Exercise task - Below this line is a listing that includes pictures. Copy exactly, and only, the lines from the one containing "Rebuild this diagram" through the one containing "(0,0) rectangle (927,930);"; the pictures do not go in the copy.

── Record list ──

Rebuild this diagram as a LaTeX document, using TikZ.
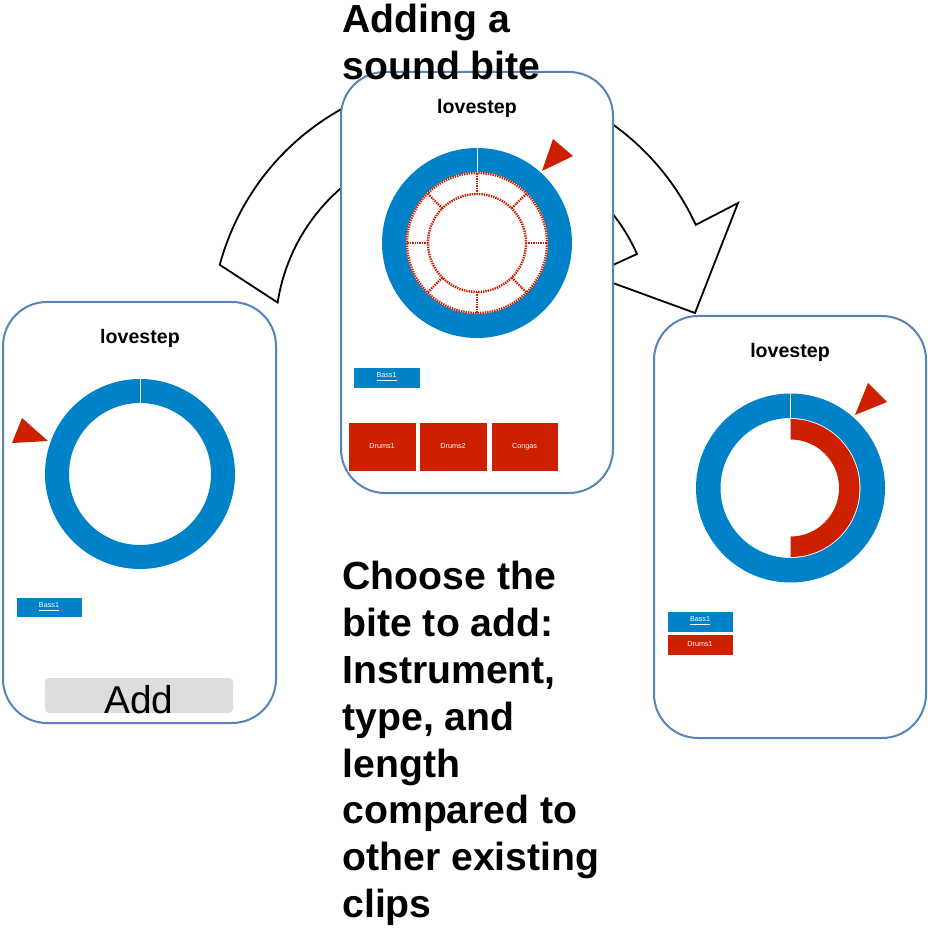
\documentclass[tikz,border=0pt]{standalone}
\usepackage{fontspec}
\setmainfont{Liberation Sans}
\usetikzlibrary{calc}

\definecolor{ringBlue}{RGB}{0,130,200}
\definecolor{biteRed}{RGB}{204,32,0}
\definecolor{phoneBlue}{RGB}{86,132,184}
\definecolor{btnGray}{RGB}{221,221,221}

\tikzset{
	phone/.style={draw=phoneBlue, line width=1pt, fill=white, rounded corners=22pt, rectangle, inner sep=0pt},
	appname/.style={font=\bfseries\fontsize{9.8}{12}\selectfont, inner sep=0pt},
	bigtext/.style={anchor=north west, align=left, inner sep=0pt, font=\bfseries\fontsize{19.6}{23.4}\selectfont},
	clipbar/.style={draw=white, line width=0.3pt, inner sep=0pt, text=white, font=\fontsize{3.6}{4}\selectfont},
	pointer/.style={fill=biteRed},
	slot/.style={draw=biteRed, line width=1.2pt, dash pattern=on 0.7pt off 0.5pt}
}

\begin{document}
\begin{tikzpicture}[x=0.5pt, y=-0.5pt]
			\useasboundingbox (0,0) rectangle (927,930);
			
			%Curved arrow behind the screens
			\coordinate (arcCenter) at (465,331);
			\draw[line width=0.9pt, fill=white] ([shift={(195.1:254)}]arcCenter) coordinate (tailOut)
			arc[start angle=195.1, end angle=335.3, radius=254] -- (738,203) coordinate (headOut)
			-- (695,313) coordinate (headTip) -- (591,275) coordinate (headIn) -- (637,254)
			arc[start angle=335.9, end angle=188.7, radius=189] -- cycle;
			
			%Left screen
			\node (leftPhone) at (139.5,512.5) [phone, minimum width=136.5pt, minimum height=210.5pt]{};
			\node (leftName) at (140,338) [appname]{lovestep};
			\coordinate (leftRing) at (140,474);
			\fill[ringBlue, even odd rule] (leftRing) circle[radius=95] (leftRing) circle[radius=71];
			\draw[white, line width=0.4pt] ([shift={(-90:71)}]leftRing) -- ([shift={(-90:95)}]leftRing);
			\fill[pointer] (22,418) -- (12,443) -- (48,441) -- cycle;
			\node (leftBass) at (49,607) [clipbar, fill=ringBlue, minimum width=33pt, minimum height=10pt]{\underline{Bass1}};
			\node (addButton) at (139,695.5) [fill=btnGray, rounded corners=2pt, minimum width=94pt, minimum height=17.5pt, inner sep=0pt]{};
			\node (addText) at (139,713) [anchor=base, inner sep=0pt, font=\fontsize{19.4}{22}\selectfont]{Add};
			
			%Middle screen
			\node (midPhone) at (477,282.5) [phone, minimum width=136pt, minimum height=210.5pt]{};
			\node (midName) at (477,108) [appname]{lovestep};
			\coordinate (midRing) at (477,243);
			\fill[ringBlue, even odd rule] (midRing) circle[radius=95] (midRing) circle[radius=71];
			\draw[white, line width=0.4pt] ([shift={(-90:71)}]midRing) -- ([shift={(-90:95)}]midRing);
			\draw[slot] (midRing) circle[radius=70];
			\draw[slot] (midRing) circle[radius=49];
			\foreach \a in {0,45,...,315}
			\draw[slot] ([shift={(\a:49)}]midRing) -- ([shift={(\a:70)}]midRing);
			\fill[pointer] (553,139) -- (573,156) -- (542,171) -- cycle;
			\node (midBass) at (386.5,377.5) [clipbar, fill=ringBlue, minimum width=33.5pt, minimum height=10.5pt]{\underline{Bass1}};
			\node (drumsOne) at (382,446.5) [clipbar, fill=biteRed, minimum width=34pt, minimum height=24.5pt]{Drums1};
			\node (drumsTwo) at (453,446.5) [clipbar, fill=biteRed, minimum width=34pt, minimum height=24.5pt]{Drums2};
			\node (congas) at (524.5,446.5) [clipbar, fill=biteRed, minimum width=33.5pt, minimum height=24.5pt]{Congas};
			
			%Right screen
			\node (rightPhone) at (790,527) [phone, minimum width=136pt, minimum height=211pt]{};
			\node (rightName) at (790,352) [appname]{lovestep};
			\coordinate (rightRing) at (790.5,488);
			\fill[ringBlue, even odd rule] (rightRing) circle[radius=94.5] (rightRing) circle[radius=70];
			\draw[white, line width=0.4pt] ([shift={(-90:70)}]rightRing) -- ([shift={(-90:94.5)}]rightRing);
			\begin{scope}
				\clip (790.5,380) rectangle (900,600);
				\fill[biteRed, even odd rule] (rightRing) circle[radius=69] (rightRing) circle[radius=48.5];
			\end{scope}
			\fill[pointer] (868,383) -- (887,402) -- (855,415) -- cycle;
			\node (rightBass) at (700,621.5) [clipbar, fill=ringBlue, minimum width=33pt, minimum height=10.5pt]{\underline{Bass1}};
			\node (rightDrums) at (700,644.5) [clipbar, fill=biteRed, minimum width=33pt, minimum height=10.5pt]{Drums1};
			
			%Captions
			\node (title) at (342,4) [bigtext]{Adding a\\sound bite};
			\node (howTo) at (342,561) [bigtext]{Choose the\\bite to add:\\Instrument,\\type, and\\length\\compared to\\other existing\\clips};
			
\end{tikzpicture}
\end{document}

───
── Record list ──

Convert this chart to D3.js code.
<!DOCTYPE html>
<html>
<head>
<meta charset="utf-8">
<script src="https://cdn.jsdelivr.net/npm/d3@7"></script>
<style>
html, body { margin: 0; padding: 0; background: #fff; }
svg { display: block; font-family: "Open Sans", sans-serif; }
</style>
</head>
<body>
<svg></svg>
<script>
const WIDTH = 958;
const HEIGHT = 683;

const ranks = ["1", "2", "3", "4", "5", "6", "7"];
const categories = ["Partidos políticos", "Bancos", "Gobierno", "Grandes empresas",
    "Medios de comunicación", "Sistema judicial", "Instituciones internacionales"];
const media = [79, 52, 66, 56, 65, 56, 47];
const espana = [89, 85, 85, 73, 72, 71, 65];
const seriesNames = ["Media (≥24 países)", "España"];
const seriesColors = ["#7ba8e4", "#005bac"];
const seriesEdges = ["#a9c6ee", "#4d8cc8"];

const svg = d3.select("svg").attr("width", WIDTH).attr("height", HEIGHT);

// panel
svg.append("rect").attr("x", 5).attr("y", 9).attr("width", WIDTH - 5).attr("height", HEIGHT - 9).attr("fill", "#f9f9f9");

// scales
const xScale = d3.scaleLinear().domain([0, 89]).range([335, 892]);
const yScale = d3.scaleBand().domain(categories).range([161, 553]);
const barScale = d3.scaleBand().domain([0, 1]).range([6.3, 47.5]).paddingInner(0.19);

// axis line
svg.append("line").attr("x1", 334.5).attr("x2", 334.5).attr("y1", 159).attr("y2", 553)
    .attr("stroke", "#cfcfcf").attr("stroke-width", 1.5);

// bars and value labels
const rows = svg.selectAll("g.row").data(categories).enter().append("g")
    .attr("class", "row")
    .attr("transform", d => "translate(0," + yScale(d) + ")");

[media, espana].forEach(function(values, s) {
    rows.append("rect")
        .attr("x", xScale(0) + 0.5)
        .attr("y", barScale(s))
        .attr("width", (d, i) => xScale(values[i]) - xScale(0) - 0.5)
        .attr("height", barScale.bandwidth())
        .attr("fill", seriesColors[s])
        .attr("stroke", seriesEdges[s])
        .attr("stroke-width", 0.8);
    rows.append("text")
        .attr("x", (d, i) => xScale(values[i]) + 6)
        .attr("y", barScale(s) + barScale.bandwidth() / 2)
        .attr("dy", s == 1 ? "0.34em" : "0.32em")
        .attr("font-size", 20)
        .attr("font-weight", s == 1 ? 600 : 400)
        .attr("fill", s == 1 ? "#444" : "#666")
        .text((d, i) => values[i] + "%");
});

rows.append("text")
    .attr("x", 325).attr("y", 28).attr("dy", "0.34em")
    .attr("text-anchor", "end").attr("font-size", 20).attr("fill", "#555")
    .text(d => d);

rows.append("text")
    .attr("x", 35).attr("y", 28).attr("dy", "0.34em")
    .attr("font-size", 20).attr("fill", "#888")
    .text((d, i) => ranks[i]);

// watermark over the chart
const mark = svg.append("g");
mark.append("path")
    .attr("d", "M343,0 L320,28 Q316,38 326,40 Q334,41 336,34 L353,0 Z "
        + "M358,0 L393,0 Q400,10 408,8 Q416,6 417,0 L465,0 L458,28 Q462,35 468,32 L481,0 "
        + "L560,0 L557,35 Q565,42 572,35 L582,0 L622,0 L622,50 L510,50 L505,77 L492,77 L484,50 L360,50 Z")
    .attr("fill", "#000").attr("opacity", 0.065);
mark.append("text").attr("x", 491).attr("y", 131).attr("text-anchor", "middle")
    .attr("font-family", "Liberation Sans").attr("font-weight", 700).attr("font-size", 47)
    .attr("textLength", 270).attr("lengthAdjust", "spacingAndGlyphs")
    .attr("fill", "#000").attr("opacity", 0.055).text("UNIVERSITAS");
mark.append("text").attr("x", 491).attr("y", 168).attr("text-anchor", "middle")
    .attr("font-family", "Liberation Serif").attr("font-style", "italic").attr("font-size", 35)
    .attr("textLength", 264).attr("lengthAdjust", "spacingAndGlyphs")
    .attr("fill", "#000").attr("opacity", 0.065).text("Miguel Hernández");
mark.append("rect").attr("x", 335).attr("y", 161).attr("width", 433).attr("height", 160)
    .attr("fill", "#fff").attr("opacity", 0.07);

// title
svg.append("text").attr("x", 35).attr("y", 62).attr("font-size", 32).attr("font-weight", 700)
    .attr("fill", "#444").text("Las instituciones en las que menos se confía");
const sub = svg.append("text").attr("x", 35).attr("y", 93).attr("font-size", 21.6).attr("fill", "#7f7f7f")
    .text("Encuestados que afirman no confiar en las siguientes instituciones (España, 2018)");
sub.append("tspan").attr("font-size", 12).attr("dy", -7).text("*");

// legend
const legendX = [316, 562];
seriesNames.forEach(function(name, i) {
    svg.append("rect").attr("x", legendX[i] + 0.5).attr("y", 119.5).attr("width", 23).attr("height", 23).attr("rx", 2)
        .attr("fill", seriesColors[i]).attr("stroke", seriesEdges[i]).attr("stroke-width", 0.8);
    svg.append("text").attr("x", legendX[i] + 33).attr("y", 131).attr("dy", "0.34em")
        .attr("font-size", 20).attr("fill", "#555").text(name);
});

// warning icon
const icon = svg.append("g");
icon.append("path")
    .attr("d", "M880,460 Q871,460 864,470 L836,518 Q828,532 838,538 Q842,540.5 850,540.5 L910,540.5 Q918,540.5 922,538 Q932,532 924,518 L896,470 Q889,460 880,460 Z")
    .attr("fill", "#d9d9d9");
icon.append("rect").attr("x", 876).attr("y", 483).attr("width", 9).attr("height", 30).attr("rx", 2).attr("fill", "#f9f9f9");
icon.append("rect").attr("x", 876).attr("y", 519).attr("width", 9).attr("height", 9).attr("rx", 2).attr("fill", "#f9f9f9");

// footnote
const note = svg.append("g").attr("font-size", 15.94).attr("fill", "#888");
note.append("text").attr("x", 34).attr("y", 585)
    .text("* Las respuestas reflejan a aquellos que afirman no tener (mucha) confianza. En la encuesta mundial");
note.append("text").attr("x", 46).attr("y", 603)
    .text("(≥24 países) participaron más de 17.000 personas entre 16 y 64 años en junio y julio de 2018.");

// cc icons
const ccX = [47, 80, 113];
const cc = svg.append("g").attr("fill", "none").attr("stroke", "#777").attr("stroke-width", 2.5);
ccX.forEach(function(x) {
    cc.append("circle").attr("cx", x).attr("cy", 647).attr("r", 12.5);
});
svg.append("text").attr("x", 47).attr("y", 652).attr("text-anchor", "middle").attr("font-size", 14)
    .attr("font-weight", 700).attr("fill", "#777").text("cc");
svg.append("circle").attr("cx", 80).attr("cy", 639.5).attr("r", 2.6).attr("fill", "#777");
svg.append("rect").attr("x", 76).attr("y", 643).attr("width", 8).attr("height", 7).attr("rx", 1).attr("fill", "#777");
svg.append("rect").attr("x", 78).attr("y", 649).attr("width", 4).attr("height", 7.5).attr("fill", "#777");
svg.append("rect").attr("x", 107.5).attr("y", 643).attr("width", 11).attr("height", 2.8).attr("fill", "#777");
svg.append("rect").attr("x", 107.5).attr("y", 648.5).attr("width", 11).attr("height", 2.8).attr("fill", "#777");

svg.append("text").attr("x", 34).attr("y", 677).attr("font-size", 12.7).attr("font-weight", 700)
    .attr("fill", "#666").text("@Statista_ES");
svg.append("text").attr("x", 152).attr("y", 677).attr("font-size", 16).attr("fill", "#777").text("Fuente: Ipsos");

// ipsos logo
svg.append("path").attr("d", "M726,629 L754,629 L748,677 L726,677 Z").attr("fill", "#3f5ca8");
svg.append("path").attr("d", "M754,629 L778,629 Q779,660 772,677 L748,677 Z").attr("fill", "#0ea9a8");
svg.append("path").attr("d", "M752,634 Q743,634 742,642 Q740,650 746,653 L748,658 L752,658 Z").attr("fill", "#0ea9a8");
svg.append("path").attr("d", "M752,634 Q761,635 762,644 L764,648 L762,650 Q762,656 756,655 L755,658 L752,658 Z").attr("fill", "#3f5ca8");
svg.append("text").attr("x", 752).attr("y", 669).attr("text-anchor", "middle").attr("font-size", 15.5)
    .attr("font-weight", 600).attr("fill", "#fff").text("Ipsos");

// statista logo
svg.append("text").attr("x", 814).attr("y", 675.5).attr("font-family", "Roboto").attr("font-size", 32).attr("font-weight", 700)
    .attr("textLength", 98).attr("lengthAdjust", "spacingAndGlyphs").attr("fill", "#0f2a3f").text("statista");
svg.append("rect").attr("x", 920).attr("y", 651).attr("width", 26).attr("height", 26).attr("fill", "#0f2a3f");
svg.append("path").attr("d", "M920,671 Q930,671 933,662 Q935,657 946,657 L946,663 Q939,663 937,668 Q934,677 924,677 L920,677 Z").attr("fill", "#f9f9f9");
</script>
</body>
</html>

───

Written reply -
Rebuild this diagram as a LaTeX document, using TikZ.
\documentclass[tikz,border=0pt]{standalone}
\usepackage{fontspec}
\setmainfont{Liberation Sans}
\usetikzlibrary{calc}

\definecolor{ringBlue}{RGB}{0,130,200}
\definecolor{biteRed}{RGB}{204,32,0}
\definecolor{phoneBlue}{RGB}{86,132,184}
\definecolor{btnGray}{RGB}{221,221,221}

\tikzset{
	phone/.style={draw=phoneBlue, line width=1pt, fill=white, rounded corners=22pt, rectangle, inner sep=0pt},
	appname/.style={font=\bfseries\fontsize{9.8}{12}\selectfont, inner sep=0pt},
	bigtext/.style={anchor=north west, align=left, inner sep=0pt, font=\bfseries\fontsize{19.6}{23.4}\selectfont},
	clipbar/.style={draw=white, line width=0.3pt, inner sep=0pt, text=white, font=\fontsize{3.6}{4}\selectfont},
	pointer/.style={fill=biteRed},
	slot/.style={draw=biteRed, line width=1.2pt, dash pattern=on 0.7pt off 0.5pt}
}

\begin{document}
\begin{tikzpicture}[x=0.5pt, y=-0.5pt]
			\useasboundingbox (0,0) rectangle (927,930);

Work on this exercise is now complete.